◆ Task to complete ◆
Leave out the pictures and transcribe the rest of the records exactly.

◆ Exercise inputs ◆
** BEGIN **

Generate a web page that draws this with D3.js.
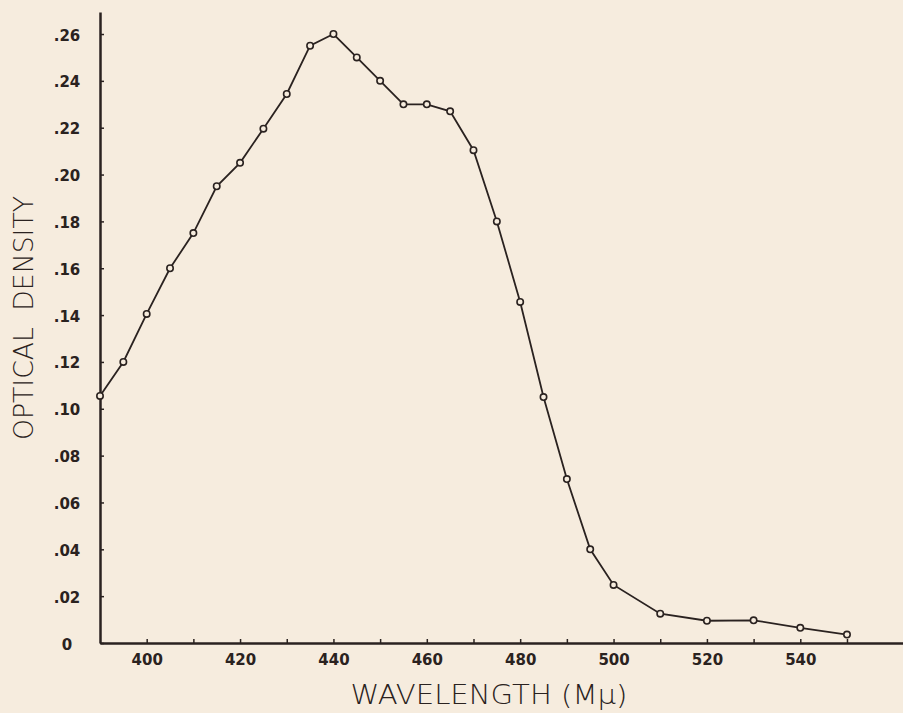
<!DOCTYPE html>
<html>
<head>
<meta charset="utf-8">
<script src="https://cdn.jsdelivr.net/npm/d3@7"></script>
<style>
  html, body { margin: 0; padding: 0; background: #f6ecde; }
  svg { display: block; }
</style>
</head>
<body>
<svg width="903" height="713"></svg>
<script>
// wavelength (m\u03bc) and optical density
var wavelengths = [390, 395, 400, 405, 410, 415, 420, 425, 430, 435, 440, 445, 450, 455, 460, 465, 470, 475, 480, 485, 490, 495, 500, 510, 520, 530, 540, 550];
var densities   = [0.1055, 0.120, 0.1405, 0.160, 0.175, 0.195, 0.205, 0.2196, 0.2344, 0.255, 0.260, 0.250, 0.240, 0.230, 0.230, 0.227, 0.2104, 0.180, 0.1456, 0.105, 0.070, 0.040, 0.0248, 0.0125, 0.0095, 0.0097, 0.0065, 0.0036];
var xTicks = [400, 410, 420, 430, 440, 450, 460, 470, 480, 490, 500, 510, 520, 530, 540, 550];
var xLabels = [400, 420, 440, 460, 480, 500, 520, 540];
var yTicks = [0, 0.02, 0.04, 0.06, 0.08, 0.10, 0.12, 0.14, 0.16, 0.18, 0.20, 0.22, 0.24, 0.26];

var ink = '#2a2220';
var paper = '#f6ecde';
var svg = d3.select('svg');
var plotLeft = 100, plotTop = 12, plotRight = 903, plotBottom = 643;

var x = d3.scaleLinear().domain([390, 562]).range([plotLeft, plotRight]);
var y = d3.scaleLinear().domain([0, 0.2694]).range([plotBottom, plotTop]);

var tickFont = '"DejaVu Sans", sans-serif';

// x axis
var xAxis = d3.axisBottom(x)
    .tickValues(xTicks)
    .tickSize(-4)
    .tickSizeOuter(0)
    .tickFormat(function(d) { return xLabels.indexOf(d) >= 0 ? d : ''; });

var gx = svg.append('g')
    .attr('transform', 'translate(0,' + plotBottom + ')')
    .call(xAxis);
gx.select('.domain').attr('stroke', ink).attr('stroke-width', 2.5);
gx.selectAll('.tick line').attr('stroke', ink).attr('stroke-width', 1.5);
gx.selectAll('.tick text')
    .attr('y', 11)
    .attr('fill', ink)
    .style('font-family', tickFont)
    .style('font-weight', 'bold')
    .style('font-size', '15px');

// y axis
var yAxis = d3.axisLeft(y)
    .tickValues(yTicks)
    .tickSize(-4)
    .tickSizeOuter(0)
    .tickFormat(function(d) { return d === 0 ? '0' : d3.format('.2f')(d).replace(/^0/, ''); });

var gy = svg.append('g')
    .attr('transform', 'translate(' + plotLeft + ',0)')
    .call(yAxis);
gy.select('.domain').attr('stroke', ink).attr('stroke-width', 2.5);
gy.selectAll('.tick line').attr('stroke', ink).attr('stroke-width', 1.5);
gy.selectAll('.tick text')
    .attr('x', -33)
    .attr('dy', '0.4em')
    .attr('text-anchor', 'middle')
    .attr('fill', ink)
    .style('font-family', tickFont)
    .style('font-weight', 'bold')
    .style('font-size', '15px');

// curve
var points = wavelengths.map(function(w, i) { return [w, densities[i]]; });

svg.append('path')
    .datum(points)
    .attr('fill', 'none')
    .attr('stroke', ink)
    .attr('stroke-width', 1.8)
    .attr('d', d3.line()
        .x(function(d) { return x(d[0]); })
        .y(function(d) { return y(d[1]); }));

svg.selectAll('circle.pt')
    .data(points)
    .enter()
    .append('circle')
    .attr('class', 'pt')
    .attr('cx', function(d) { return x(d[0]); })
    .attr('cy', function(d) { return y(d[1]); })
    .attr('r', 3.2)
    .attr('fill', paper)
    .attr('stroke', ink)
    .attr('stroke-width', 1.6);

// axis titles
var titleFont = '"DejaVu Sans", sans-serif';

svg.append('text')
    .attr('x', 489)
    .attr('y', 704)
    .attr('text-anchor', 'middle')
    .attr('fill', ink)
    .attr('textLength', 277)
    .attr('lengthAdjust', 'spacingAndGlyphs')
    .style('font-family', titleFont)
    .style('font-weight', 200)
    .style('font-size', '26px')
    .text('WAVELENGTH (M\u03bc)');

svg.append('text')
    .attr('transform', 'translate(33,318) rotate(-90)')
    .attr('text-anchor', 'middle')
    .attr('fill', ink)
    .attr('textLength', 244)
    .attr('lengthAdjust', 'spacingAndGlyphs')
    .style('font-family', titleFont)
    .style('font-weight', 200)
    .style('font-size', '27px')
    .style('word-spacing', '8px')
    .text('OPTICAL DENSITY');
</script>
</body>
</html>
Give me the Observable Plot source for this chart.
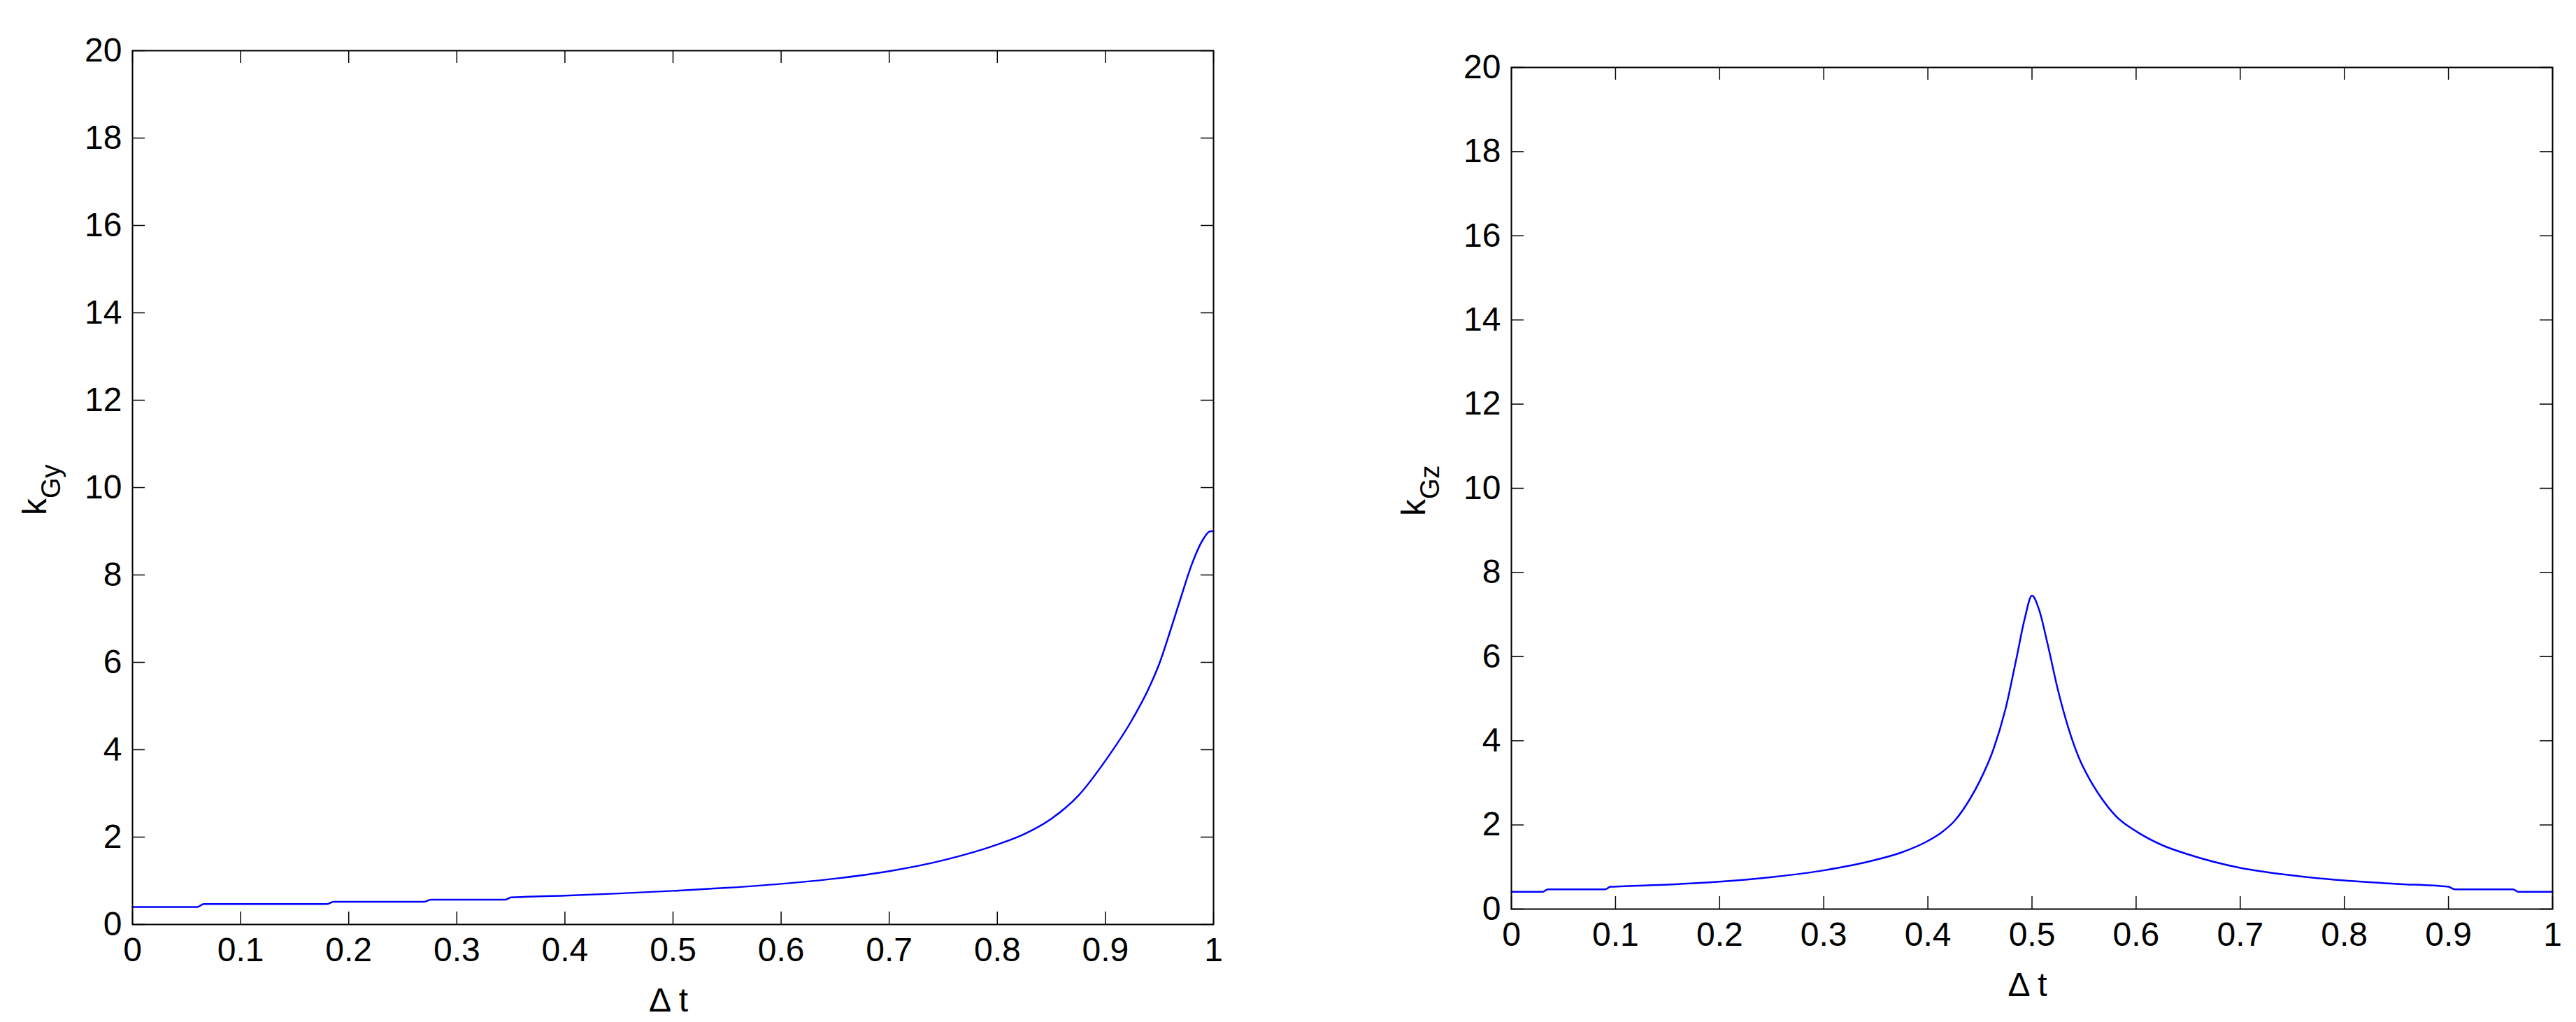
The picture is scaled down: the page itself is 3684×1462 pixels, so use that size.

** END **

◆ The solution ◆
Generate a web page that draws this with D3.js.
<!DOCTYPE html>
<html>
<head>
<meta charset="utf-8">
<script src="https://cdn.jsdelivr.net/npm/d3@7"></script>
<style>
  html, body { margin: 0; padding: 0; background: #f6ecde; }
  svg { display: block; }
</style>
</head>
<body>
<svg width="903" height="713"></svg>
<script>
// wavelength (m\u03bc) and optical density
var wavelengths = [390, 395, 400, 405, 410, 415, 420, 425, 430, 435, 440, 445, 450, 455, 460, 465, 470, 475, 480, 485, 490, 495, 500, 510, 520, 530, 540, 550];
var densities   = [0.1055, 0.120, 0.1405, 0.160, 0.175, 0.195, 0.205, 0.2196, 0.2344, 0.255, 0.260, 0.250, 0.240, 0.230, 0.230, 0.227, 0.2104, 0.180, 0.1456, 0.105, 0.070, 0.040, 0.0248, 0.0125, 0.0095, 0.0097, 0.0065, 0.0036];
var xTicks = [400, 410, 420, 430, 440, 450, 460, 470, 480, 490, 500, 510, 520, 530, 540, 550];
var xLabels = [400, 420, 440, 460, 480, 500, 520, 540];
var yTicks = [0, 0.02, 0.04, 0.06, 0.08, 0.10, 0.12, 0.14, 0.16, 0.18, 0.20, 0.22, 0.24, 0.26];

var ink = '#2a2220';
var paper = '#f6ecde';
var svg = d3.select('svg');
var plotLeft = 100, plotTop = 12, plotRight = 903, plotBottom = 643;

var x = d3.scaleLinear().domain([390, 562]).range([plotLeft, plotRight]);
var y = d3.scaleLinear().domain([0, 0.2694]).range([plotBottom, plotTop]);

var tickFont = '"DejaVu Sans", sans-serif';

// x axis
var xAxis = d3.axisBottom(x)
    .tickValues(xTicks)
    .tickSize(-4)
    .tickSizeOuter(0)
    .tickFormat(function(d) { return xLabels.indexOf(d) >= 0 ? d : ''; });

var gx = svg.append('g')
    .attr('transform', 'translate(0,' + plotBottom + ')')
    .call(xAxis);
gx.select('.domain').attr('stroke', ink).attr('stroke-width', 2.5);
gx.selectAll('.tick line').attr('stroke', ink).attr('stroke-width', 1.5);
gx.selectAll('.tick text')
    .attr('y', 11)
    .attr('fill', ink)
    .style('font-family', tickFont)
    .style('font-weight', 'bold')
    .style('font-size', '15px');

// y axis
var yAxis = d3.axisLeft(y)
    .tickValues(yTicks)
    .tickSize(-4)
    .tickSizeOuter(0)
    .tickFormat(function(d) { return d === 0 ? '0' : d3.format('.2f')(d).replace(/^0/, ''); });

var gy = svg.append('g')
    .attr('transform', 'translate(' + plotLeft + ',0)')
    .call(yAxis);
gy.select('.domain').attr('stroke', ink).attr('stroke-width', 2.5);
gy.selectAll('.tick line').attr('stroke', ink).attr('stroke-width', 1.5);
gy.selectAll('.tick text')
    .attr('x', -33)
    .attr('dy', '0.4em')
    .attr('text-anchor', 'middle')
    .attr('fill', ink)
    .style('font-family', tickFont)
    .style('font-weight', 'bold')
    .style('font-size', '15px');

// curve
var points = wavelengths.map(function(w, i) { return [w, densities[i]]; });

svg.append('path')
    .datum(points)
    .attr('fill', 'none')
    .attr('stroke', ink)
    .attr('stroke-width', 1.8)
    .attr('d', d3.line()
        .x(function(d) { return x(d[0]); })
        .y(function(d) { return y(d[1]); }));

svg.selectAll('circle.pt')
    .data(points)
    .enter()
    .append('circle')
    .attr('class', 'pt')
    .attr('cx', function(d) { return x(d[0]); })
    .attr('cy', function(d) { return y(d[1]); })
    .attr('r', 3.2)
    .attr('fill', paper)
    .attr('stroke', ink)
    .attr('stroke-width', 1.6);

// axis titles
var titleFont = '"DejaVu Sans", sans-serif';

svg.append('text')
    .attr('x', 489)
    .attr('y', 704)
    .attr('text-anchor', 'middle')
    .attr('fill', ink)
    .attr('textLength', 277)
    .attr('lengthAdjust', 'spacingAndGlyphs')
    .style('font-family', titleFont)
    .style('font-weight', 200)
    .style('font-size', '26px')
    .text('WAVELENGTH (M\u03bc)');

svg.append('text')
    .attr('transform', 'translate(33,318) rotate(-90)')
    .attr('text-anchor', 'middle')
    .attr('fill', ink)
    .attr('textLength', 244)
    .attr('lengthAdjust', 'spacingAndGlyphs')
    .style('font-family', titleFont)
    .style('font-weight', 200)
    .style('font-size', '27px')
    .style('word-spacing', '8px')
    .text('OPTICAL DENSITY');
</script>
</body>
</html>
Give me the Observable Plot source for this chart.
The picture is scaled down: the page itself is 3684×1462 pixels, so use that size.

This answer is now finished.